As time wore on and wins piled up, Belichick made it clear that Brady was no different than anyone else on the roster. Brady was as heavily criticized in day-after film breakdown as the 53rd player. Belichick would frequently say there isn’t any other quarterback he’d want, but there was never gushing. The former, ostensibly, was to make it clear that no one got superstar treatment, even the superstar quarterback.

In front of the crush of cameras and microphones and smartphones that chronicled him, whether at the podium in the Patriots’ media workroom or in front of his locker stall (he’s superstitious, so for a time switched between the two depending on whether the team had won or lost its previous game), Brady was generally reserved, though he was good at being self-deprecating, especially about his lack of foot speed.

He’d let his guard down in one-on-one situations, if he felt comfortable to do so.

In those moments, to me anyway, you’d get a sense that even Brady couldn’t believe his life and what it had become. He wasn’t just the football underdog-turned-champion, he won multiple Super Bowls. He wasn’t just great, he was being compared to Montana (which he always downplayed), and then, simply, GOAT. He met and married the most famous woman on the planet.

And often, Brady did the little things, that some people of his stature forget. Every new teammate, even 16, 17, 18 years into his career was greeted the same way: with a handshake and, “Hi, I’m Tom Brady.”

He created a long association with Best Buddies International, a charity for people with intellectual and developmental disabilities.

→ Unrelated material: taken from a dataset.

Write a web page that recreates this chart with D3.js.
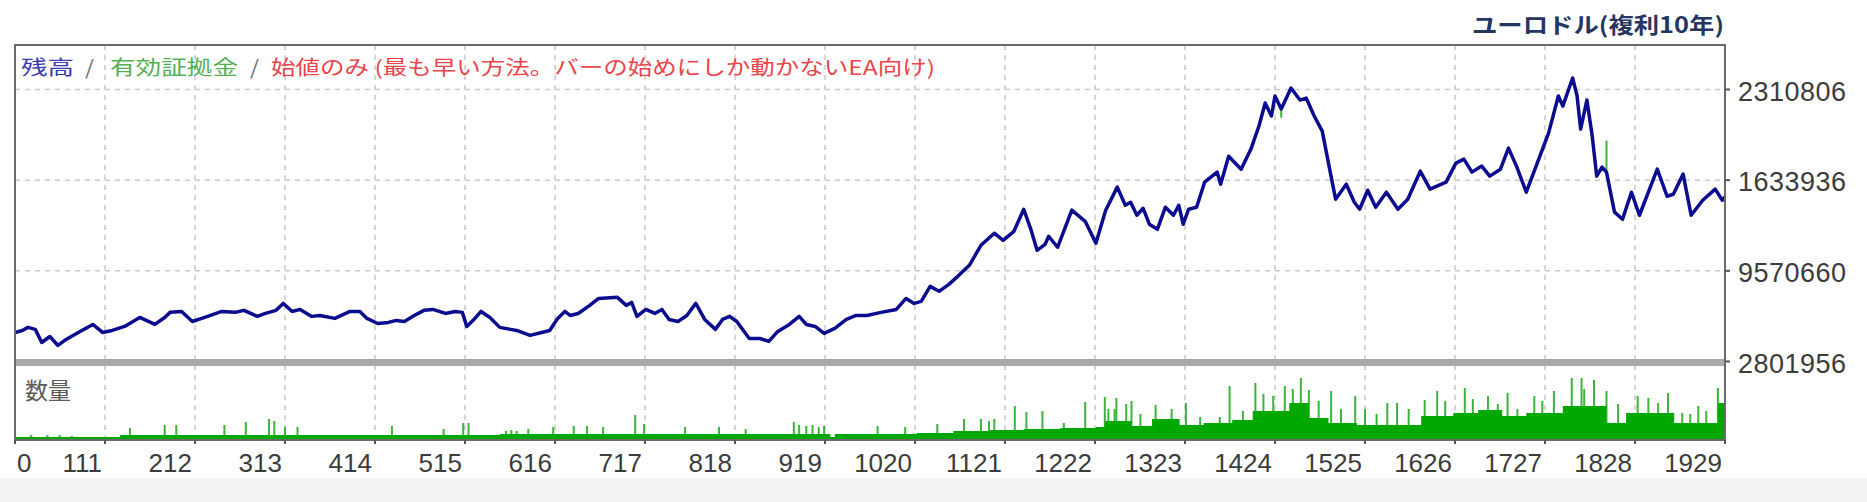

He met with dozens of ailing children through the Make-A-Wish program.

He took time to engage with a reporter’s children during a chance encounter.

He told a very pregnant reporter she was looking good as she waddled through the locker room (true story).

There has long been a debate about whether Belichick or Brady deserves more credit for the Patriots’ incredible run. The truth is, we may never know — this isn’t like Brady leaving at 35 or 36, with possibly a decade in front of him.

But for those of us of a certain age who grew up and remember what the Patriots were and had a front-row seat to what they are now, one thing will always be remembered: Brady was at the center of it all.